What to A/B Test in Product Images
Not all image variables are worth testing. Some have consistently large effects across product categories, while others rarely move the needle. Focus your testing budget on high-impact variables first.
Start with these three tests:
- Hero image angle: Test front view vs. 3/4 angle vs. flat lay as the first image shoppers see
- Background type: White/clean vs. lifestyle/context vs. colored/branded background
- With model vs. product only: For apparel and accessories, this is often the single highest-impact variable
Designing a Statistically Valid Image Test
The most common mistake in product image testing is declaring a winner too early. A test that runs for three days with 200 visitors per variation will produce misleading results more often than not. Here's how to design tests that produce reliable data.
| Metric | Minimum Requirement | Why It Matters |
|---|---|---|
| Sample size per variation | 1,000+ visitors | Statistical power below this is too low |
| Test duration | 14 days minimum | Captures weekday/weekend patterns |
| Confidence level | 95% | Industry standard for decision-making |
| Minimum detectable effect | 5-10% | Smaller lifts need much larger samples |
| Number of variations | 2-3 max | More variations require proportionally more traffic |
Use a sample size calculator before launching any test. Enter your current conversion rate, the minimum improvement you'd consider meaningful (usually 10-15%), and your daily traffic to the product page. If the calculator says you need 60 days of data, either increase traffic to the page or accept a larger minimum detectable effect.
Run only one image variable test per product at a time. Testing hero angle AND background simultaneously (a multivariate test) requires 4x the traffic to reach significance. Sequential A/B tests are slower but produce cleaner, more actionable results.
Tools for Product Image A/B Testing
Several tools support product image A/B testing at different price points and complexity levels.
Platform-native options:
- Shopify: Use the Neat A/B Testing app or Intelligems for image tests directly within your Shopify admin
- Amazon: Manage Your Experiments (available to brand-registered sellers) supports A+ Content image testing
- WooCommerce: Nelio A/B Testing or Google Optimize (now sunset, use alternatives like VWO or Convert)
Dedicated testing platforms:
- VWO: Visual Website Optimizer supports image swap tests with built-in statistical analysis. Pricing starts around $199/month.
- Optimizely: Enterprise-grade testing with robust image experiment capabilities.
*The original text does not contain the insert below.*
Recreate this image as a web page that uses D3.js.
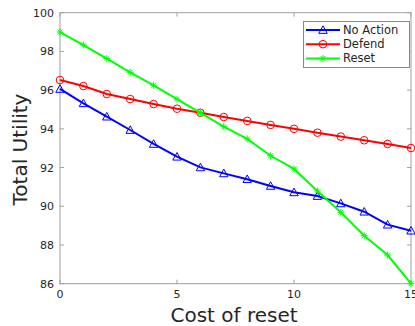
<!DOCTYPE html>
<html>
<head>
<meta charset="utf-8">
<script src="https://cdn.jsdelivr.net/npm/d3@7.9.0/dist/d3.min.js"></script>
<style>
  body { margin: 0; background: #fff; }
  svg { display: block; font-family: "DejaVu Sans", sans-serif; }
</style>
</head>
<body>
<svg width="415" height="326"></svg>
<script>
const costs = d3.range(0, 16);
const noAction = [96.06, 95.32, 94.63, 93.94, 93.22, 92.56, 92.01, 91.7, 91.4, 91.05, 90.72, 90.53, 90.15, 89.72, 89.05, 88.74];
const defend = [96.52, 96.21, 95.8, 95.54, 95.28, 95.04, 94.83, 94.61, 94.41, 94.2, 94.0, 93.8, 93.6, 93.41, 93.22, 93.01];
const reset = [99.0, 98.33, 97.63, 96.92, 96.25, 95.53, 94.83, 94.11, 93.48, 92.61, 91.93, 90.79, 89.69, 88.48, 87.48, 86.0];
const xTicks = [0, 5, 10, 15];
const yTicks = [86, 88, 90, 92, 94, 96, 98, 100];

const series = [
    { name: 'No Action', values: noAction, color: '#0000ff', marker: 'triangle' },
    { name: 'Defend', values: defend, color: '#ff0000', marker: 'circle' },
    { name: 'Reset', values: reset, color: '#00ff00', marker: 'star' }
];

const svg = d3.select('svg');
const plotL = 60, plotR = 411, plotT = 12.7, plotB = 283.7;

const x = d3.scaleLinear().domain([0, 15]).range([plotL, plotR]);
const y = d3.scaleLinear().domain([86, 100]).range([plotB, plotT]);

const axisColor = '#a0a0a0';
const textColor = '#262626';

// box
svg.append('rect')
    .attr('x', plotL).attr('y', plotT)
    .attr('width', plotR - plotL).attr('height', plotB - plotT)
    .attr('fill', 'none').attr('stroke', axisColor).attr('stroke-width', 1);

const tickLen = 4;
xTicks.forEach(t => {
    svg.append('line').attr('x1', x(t)).attr('x2', x(t)).attr('y1', plotB).attr('y2', plotB - tickLen).attr('stroke', axisColor);
    svg.append('line').attr('x1', x(t)).attr('x2', x(t)).attr('y1', plotT).attr('y2', plotT + tickLen).attr('stroke', axisColor);
    svg.append('text').attr('x', x(t)).attr('y', plotB + 14.5)
        .attr('text-anchor', 'middle').attr('font-size', 11).attr('fill', textColor).text(t);
});
yTicks.forEach(t => {
    svg.append('line').attr('x1', plotL).attr('x2', plotL + tickLen).attr('y1', y(t)).attr('y2', y(t)).attr('stroke', axisColor);
    svg.append('line').attr('x1', plotR).attr('x2', plotR - tickLen).attr('y1', y(t)).attr('y2', y(t)).attr('stroke', axisColor);
    svg.append('text').attr('x', plotL - 6).attr('y', y(t) + 4)
        .attr('text-anchor', 'end').attr('font-size', 11).attr('fill', textColor).text(t);
});

svg.append('text').attr('x', 234).attr('y', 321.5)
    .attr('text-anchor', 'middle').attr('font-size', 20).attr('fill', textColor).text('Cost of reset');
svg.append('text').attr('transform', `translate(26.5,149.5) rotate(-90)`)
    .attr('text-anchor', 'middle').attr('font-size', 20).attr('fill', textColor).text('Total Utility');

const line = d3.line().x((d, i) => x(costs[i])).y(d => y(d));

function drawMarker(g, type, cx, cy, color) {
    if (type === 'circle') {
        g.append('circle').attr('cx', cx).attr('cy', cy).attr('r', 3.8)
            .attr('fill', 'none').attr('stroke', color).attr('stroke-width', 1);
    } else if (type === 'triangle') {
        const s = 4.2;
        g.append('path').attr('d', `M${cx},${cy - s}L${cx + s},${cy + s * 0.8}L${cx - s},${cy + s * 0.8}Z`)
            .attr('fill', 'none').attr('stroke', color).attr('stroke-width', 1);
    } else {
        const s = 3.5;
        const p = `M${cx - s},${cy}L${cx + s},${cy}M${cx},${cy - s}L${cx},${cy + s}` +
            `M${cx - s * 0.7},${cy - s * 0.7}L${cx + s * 0.7},${cy + s * 0.7}M${cx - s * 0.7},${cy + s * 0.7}L${cx + s * 0.7},${cy - s * 0.7}`;
        g.append('path').attr('d', p).attr('fill', 'none').attr('stroke', color).attr('stroke-width', 1);
    }
}

const plot = svg.append('g');
series.forEach(s => {
    plot.append('path').datum(s.values).attr('d', line)
        .attr('fill', 'none').attr('stroke', s.color).attr('stroke-width', 2);
    s.values.forEach((v, i) => drawMarker(plot, s.marker, x(costs[i]), y(v), s.color));
});

// legend
const lg = svg.append('g');
lg.append('rect').attr('x', 303.5).attr('y', 21.5).attr('width', 106).attr('height', 46)
    .attr('fill', '#fff').attr('stroke', '#888').attr('stroke-width', 1);
series.forEach((s, i) => {
    const ly = 30 + i * 14.2;
    lg.append('line').attr('x1', 306).attr('x2', 340).attr('y1', ly).attr('y2', ly)
        .attr('stroke', s.color).attr('stroke-width', 2);
    drawMarker(lg, s.marker, 323, ly, s.color);
    lg.append('text').attr('x', 343).attr('y', ly + 4).attr('font-size', 11.5)
        .attr('fill', textColor).text(s.name);
});
</script>
</body>
</html>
Higher price point but more powerful segmentation.
- Convert: Good mid-tier option with strong Shopify integration. Pricing from $99/month.
For brands that lack the traffic for on-site A/B testing, social media ad platforms offer a faster alternative. Run the same product image variations as ad creatives on Facebook or Instagram. The ad platform's optimization algorithm will identify the higher-performing image within days, though the results may not perfectly translate to on-site conversion behavior.
Interpreting Test Results Correctly
Reading A/B test results incorrectly is worse than not testing at all, because it leads to confident bad decisions. Here are the most common interpretation mistakes and how to avoid them.
Mistake 1: Stopping too early. If variation B is up 30% after day 3, it's tempting to declare victory. But early results are noisy. Wait for your pre-determined sample size. Many "winning" variations regress to flat or even negative lifts when given enough time.
Mistake 2: Ignoring segmentation. An image that wins overall might lose on mobile or with returning visitors. Check results by device type, traffic source, and new vs. returning visitors before rolling out the winner everywhere.
Mistake 3: Testing on your best-selling product. High-traffic products reach significance faster, but they're also the riskiest to test on. A temporary conversion dip during the test period costs real revenue. Test on medium-traffic products first, then apply learnings to your top sellers.
A/B Testing Product Images at Scale
Testing one product at a time works for small catalogs. For stores with hundreds or thousands of products, you need a systematic approach that scales.
The category testing framework:
- Group products by visual similarity: All t-shirts, all handbags, all electronics, etc.
- Test one variable per category: If flat lay vs. model shot wins for t-shirts, it likely wins for all tops.
- Apply winners category-wide: Once a test reaches significance on 3-5 products in a category, apply the winning approach to all products in that category.
- Re-test quarterly: Consumer preferences shift. A test result from 12 months ago may no longer hold.
This approach lets you derive insights from a handful of tests and apply them across hundreds of products. Instead of running 500 individual tests, you might run 15-20 category-level tests and extrapolate the results.
AI image generation makes scaled testing dramatically more practical. Instead of reshooting products to test a new background or angle, you can generate alternative versions on demand. What used to require booking a studio and photographer for each test variation now takes minutes per variation.